She fled Nigeria and terrible suffering
Our staff met her in Athens, where they help her with food distribution and psychosocial support
Naomi is sitting on a mattress in her room in Athens. A closet, an armchair, an old mattress on the floor, and her things in some plastic bags. She sprinkles with oil her one-year-old son Lord, who never stands still. She tickles him and smiling says, “In Nigeria, there was no money to go to school. When I was six years old, my mother, a “businesswoman,” sold me to a woman who took me to Ghana. Even there I could not go to school, I had to take care of her children and work in the house until the evening. This woman used to beat me; I was very afraid of her.”
Naomi is 33 years old and she’s Nigerian. We met her in Athens, during the food distribution we do as part of the “Food for All” project together with the Migrant Forum. After years of violence and suffering, she arrived in Greece, where she is struggling to have a better life for herself and her son. Vulnerable and alone, she recounted how she managed to escape the woman who exploited her when she was about 30 years old. “I ran away alone, without a penny in my pocket: I went to different countries, but everywhere there were problems with men.” In Iraq, a couple locked her in a room and forced her into prostitution. “I needed sex to survive.” On her body, Naomi has signs of abuse and an ugly scar on her chest, “A man bit me until I bled.” Then she became pregnant due to a man who would not use a condom. But fortunately, a friend helped her escape. Naomi hoped to arrive in Greece and build a better life, but it didn’t happen.
She lived in the Moria refugee camp in Lesvos, where she gave birth to Lord. When the camp was closed, they moved to Eleanos camp in Athens: “It was terribly hot in the metal cabins and cockroaches were everywhere.” After three months in the Eleanos camp, Naomi received a residency permit. However, this meant she had to leave the camp and take care of herself. “At the end of June, the police suddenly showed up at the door and threw me and my baby out. I was desperate, I didn’t know anyone here, I had no money, what was I supposed to do?” She slept in parks and searched for food in bins until a Ghanaian woman who saw her crying offered her a room to rent. “I worked hard because I had to put together the rent of 150 euros a month.”

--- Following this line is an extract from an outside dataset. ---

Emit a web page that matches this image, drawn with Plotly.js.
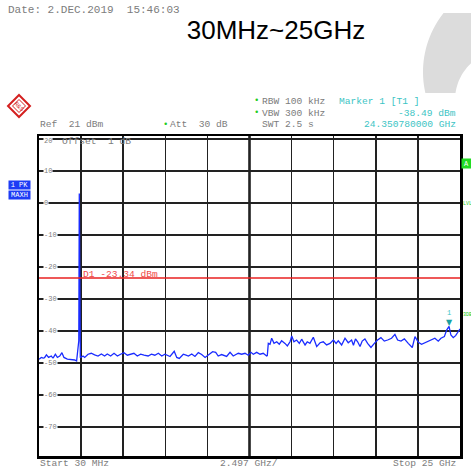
<!DOCTYPE html>
<html><head><meta charset="utf-8">
<script src="https://cdn.plot.ly/plotly-3.0.1.min.js"></script>
<style>html,body{margin:0;padding:0;background:#fff}</style>
</head><body>
<div id="chart" style="width:471px;height:470px"></div>
<script>
// ---- data ----
const freqGHz = [0.03,0.17,0.33,0.47,0.60,0.76,0.86,1.00,1.12,1.26,1.39,1.51,1.71,1.95,2.15,2.26,2.34,2.39,2.42,2.44,2.48,2.64,2.74,2.94,3.13,3.33,3.53,3.73,3.92,4.08,4.28,4.48,4.68,4.87,5.07,5.27,5.47,5.66,5.86,6.06,6.26,6.50,6.70,6.90,7.11,7.31,7.50,7.65,7.80,8.05,8.20,8.35,8.59,8.75,8.89,9.09,9.28,9.48,9.68,9.88,10.17,10.33,10.51,10.66,10.86,11.16,11.36,11.55,11.85,12.05,12.25,12.44,12.60,12.74,12.94,13.14,13.33,13.53,13.57,13.59,13.63,13.73,13.83,13.97,14.13,14.28,14.42,14.62,14.76,14.92,15.02,15.15,15.31,15.47,15.61,15.81,15.94,16.10,16.30,16.50,16.70,16.89,17.09,17.29,17.49,17.65,17.78,17.98,18.18,18.37,18.57,18.68,18.80,18.93,19.07,19.20,19.36,19.52,19.72,19.92,20.11,20.31,20.51,20.71,20.94,21.14,21.30,21.50,21.70,21.93,22.17,22.33,22.53,22.72,22.96,23.22,23.51,23.71,23.87,24.07,24.21,24.35,24.46,24.60,24.74,24.90,25.00];
const levelDbm = [-48.8,-48.2,-48.5,-47.4,-48.2,-47.75,-48.5,-47.2,-48.2,-47.75,-46.7,-48.2,-48.7,-48.8,-49.0,-49.3,-45.9,-43.0,3.0,-44.0,-48.3,-47.75,-48.2,-47.2,-46.9,-47.4,-47.75,-47.1,-47.75,-47.1,-47.75,-46.9,-47.75,-47.2,-46.7,-47.5,-47.3,-46.9,-47.75,-47.2,-47.5,-47.75,-47.2,-47.5,-46.9,-47.75,-47.2,-47.5,-47.9,-46.3,-48.2,-48.5,-47.2,-47.5,-47.75,-47.1,-47.9,-46.7,-47.3,-48.2,-47.1,-46.4,-46.6,-47.75,-47.3,-47.9,-46.6,-47.75,-46.9,-47.2,-46.9,-47.5,-46.6,-47.2,-46.6,-47.2,-46.9,-47.75,-47.6,-44.0,-43.8,-44.1,-42.2,-43.8,-43.3,-44.1,-43.0,-43.8,-44.6,-43.3,-41.5,-43.3,-42.75,-43.8,-42.5,-44.3,-43.3,-43.8,-41.9,-44.8,-43.6,-43.3,-44.3,-43.8,-42.75,-43.8,-43.0,-44.3,-42.2,-43.6,-42.75,-44.4,-42.4,-43.3,-44.8,-43.1,-42.4,-43.8,-45.1,-43.8,-42.75,-42.0,-43.1,-42.75,-42.2,-41.0,-42.75,-43.1,-42.4,-43.8,-45.1,-41.7,-43.5,-44.1,-43.5,-42.75,-42.2,-43.1,-42.2,-41.7,-39.6,-38.49,-41.2,-42.0,-41.4,-40.1,-39.3];
const startGHz = 0.03, stopGHz = 25, spanPerDivGHz = 2.497;
const refLevelDbm = 21, dbPerDiv = 10, numDiv = 10;
const yTickValues = [20,10,0,-10,-20,-30,-40,-50,-60,-70];
const yTickLabels = ['20','10','0','-10','-20','-30','-40','-50','-60','-70'];
const displayLineDbm = -23.34;
const markerFreqGHz = 24.35078, markerLevelDbm = -38.49;

// ---- layout helpers (pixel -> paper) ----
const W = 471, H = 470, L = 39, R = 460, T = 136, B = 456;
const px = x => (x - L) / (R - L);
const py = y => (B - y) / (B - T);
const MONO = 'Liberation Mono, DejaVu Sans Mono, monospace';
const GREY = '#7c7c7c', CYAN = '#3cc4c4', GREEN = '#22cc22';
function txt(text, x, y, o) {
  o = o || {};
  return Object.assign({
    text: text, xref: 'paper', yref: 'paper', x: px(x), y: py(y),
    xanchor: o.xanchor || 'left', yanchor: 'middle', showarrow: false,
    font: {family: MONO, size: o.size || 9.6, color: o.color || GREY}
  }, o.extra || {});
}

const annotations = [
  txt('Date: 2.DEC.2019  15:46:03', 6, 10, {size: 11}),
  txt('Ref  21 dBm', 38, 125),
  txt('\u2022', 161, 125, {color: GREEN, size: 9}),
  txt('Att  30 dB', 168, 125),
  txt('\u2022', 252, 101.5, {color: GREEN, size: 9}),
  txt('RBW 100 kHz', 260, 101.5),
  txt('\u2022', 252, 113, {color: GREEN, size: 9}),
  txt('VBW 300 kHz', 260, 113),
  txt('SWT 2.5 s', 260, 124.5),
  txt('Marker 1 [T1 ]', 337, 101.5, {color: CYAN}),
  txt('-38.49 dBm', 458, 113, {color: CYAN, xanchor: 'right'}),
  txt('24.350780000 GHz', 458, 124.5, {color: CYAN, xanchor: 'right'}),
  txt('Offset  1 dB', 60, 141.5),
  txt('D1 -23.34 dBm', 81, 274.5, {color: '#f04848'}),
  txt('Start 30 MHz', 38, 463),
  txt('2.497 GHz/', 249, 463, {xanchor: 'center'}),
  txt('Stop 25 GHz', 458, 463, {xanchor: 'right'}),
  txt('LVL', 461, 204, {color: GREEN, size: 5}),
  txt('3DB', 461, 314.5, {color: GREEN, size: 5}),
  txt('1 PK', 19.5, 185, {xanchor: 'center', color: '#fff', size: 7,
      extra: {bgcolor: '#1e3cf5', width: 21, height: 8, borderpad: 0}}),
  txt('MAXH', 19.5, 195.2, {xanchor: 'center', color: '#fff', size: 7,
      extra: {bgcolor: '#1e3cf5', width: 21, height: 8, borderpad: 0}}),
  txt('A', 466.5, 163.8, {xanchor: 'center', color: '#fff', size: 7,
      extra: {bgcolor: '#22dd22', width: 9, height: 9, borderpad: 0}}),
  txt('R&S', 19, 106, {xanchor: 'center', color: '#d42020', size: 6,
      extra: {textangle: 45}}),
  {text: '\u25BC', xref: 'x', yref: 'y', x: markerFreqGHz, y: markerLevelDbm,
   xanchor: 'center', yanchor: 'bottom', showarrow: false, yshift: -3,
   font: {family: 'DejaVu Sans', size: 8, color: '#1aa0a0'}},
  {text: '1', xref: 'x', yref: 'y', x: markerFreqGHz, y: markerLevelDbm,
   xanchor: 'center', yanchor: 'bottom', showarrow: false, yshift: 7,
   font: {family: MONO, size: 7, color: CYAN}}
];
yTickValues.forEach((v, i) => annotations.push({
  text: yTickLabels[i], xref: 'paper', yref: 'y', x: px(43), y: v,
  xanchor: 'left', yanchor: 'middle', showarrow: false, bgcolor: '#fff',
  borderpad: 0, yshift: v === 20 ? -2 : 0,
  font: {family: MONO, size: 7, color: GREY}
}));

// grey background arc (top-right decoration)
function pathFrom(pts) {
  return 'M ' + pts.map(p => px(p[0]).toFixed(4) + ',' + py(p[1]).toFixed(4)).join(' L ') + ' Z';
}
const arcPts = [];
for (let a = 0; a <= 20; a++) {
  const yy = 13 + 80 * a / 20;
  arcPts.push([518 - Math.sqrt(95 * 95 - (yy - 72) * (yy - 72)), yy]);
}
for (let a = 0; a <= 20; a++) {
  const yy = 93 - (93 - 56.7) * a / 20;
  arcPts.push([505 - Math.sqrt(Math.max(0, 50 * 50 - (yy - 100) * (yy - 100))), yy]);
}
arcPts.push([480, 56.7]); arcPts.push([480, 13]);

const diamond = (cx, cy, r) => pathFrom([[cx, cy - r], [cx + r, cy], [cx, cy + r], [cx - r, cy]]);

const shapes = [
  {type: 'path', xref: 'paper', yref: 'paper', path: pathFrom(arcPts),
   fillcolor: '#dcdcdc', line: {width: 0}, layer: 'below'},
  {type: 'path', xref: 'paper', yref: 'paper', path: diamond(19, 106, 11),
   fillcolor: '#fff', line: {color: '#d42020', width: 2}},
  {type: 'path', xref: 'paper', yref: 'paper', path: diamond(19, 106, 6.5),
   fillcolor: 'rgba(0,0,0,0)', line: {color: '#d42020', width: 1}},
  {type: 'line', xref: 'x', yref: 'paper', x0: startGHz + 5 * spanPerDivGHz,
   x1: startGHz + 5 * spanPerDivGHz, y0: 0, y1: 1, line: {color: '#111', width: 2.5}, layer: 'below'},
  {type: 'line', xref: 'paper', yref: 'y', x0: 0, x1: 1, y0: displayLineDbm, y1: displayLineDbm,
   line: {color: '#e82020', width: 1.5}}
];

const trace = {
  x: freqGHz, y: levelDbm, type: 'scatter', mode: 'lines',
  line: {color: '#1a2cff', width: 1.3}, hoverinfo: 'skip'
};

const layout = {
  width: W, height: H,
  margin: {l: L, r: W - R, t: T, b: H - B, pad: 0},
  paper_bgcolor: '#fff', plot_bgcolor: '#fff',
  showlegend: false,
  title: {text: '30MHz~25GHz', x: 276 / W, xanchor: 'center', y: 1 - 30 / H, yanchor: 'middle',
          xref: 'container', yref: 'container',
          font: {family: 'Liberation Sans, Arial, sans-serif', size: 26, color: '#000'}},
  xaxis: {range: [startGHz, stopGHz], tick0: startGHz, dtick: spanPerDivGHz,
          showticklabels: false, ticks: '', showgrid: true, gridcolor: '#222', gridwidth: 1.5,
          zeroline: false, showline: true, mirror: true, linecolor: '#000', linewidth: 2.5},
  yaxis: {range: [refLevelDbm - numDiv * dbPerDiv, refLevelDbm], tick0: 0, dtick: dbPerDiv,
          showticklabels: false, ticks: '', showgrid: true, gridcolor: '#222', gridwidth: 1.5,
          zeroline: false, showline: true, mirror: true, linecolor: '#000', linewidth: 2.5},
  shapes: shapes,
  annotations: annotations
};

Plotly.newPlot('chart', [trace], layout, {displayModeBar: false, staticPlot: true});
</script>
</body></html>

A fluorescent yellow jacket hangs on the windowsill to dry. Now Naomi works at a bus cleaning company: six days a week, from 9 p.m. to 4 a.m., for 600 euros a month. “Lord stays at the babysitter’s house who costs 150 euros a month,” she says. “When I come home, I sleep for a few hours and then I fetch Lord. I hate leaving him with someone else.” Sometimes, if food isn’t enough, Naomi grabs something to eat from her roommate or looks through the garbage to find something edible. “Lord wants milk, he pulls down my blouse and grabs my breast. But unfortunately, considering the poor diet, I don’t have any milk left.” Suddenly, she received a phone call from a refugee in the camp she knows. Then she starts shouting: “Leave me alone, don’t call me anymore! He thinks he can still take advantage of me,” she explains, “but I really want a better life for me and for Lord! Sometimes I pretend to be asleep, and he comes and gives me kisses. I am fighting for a better future for him.”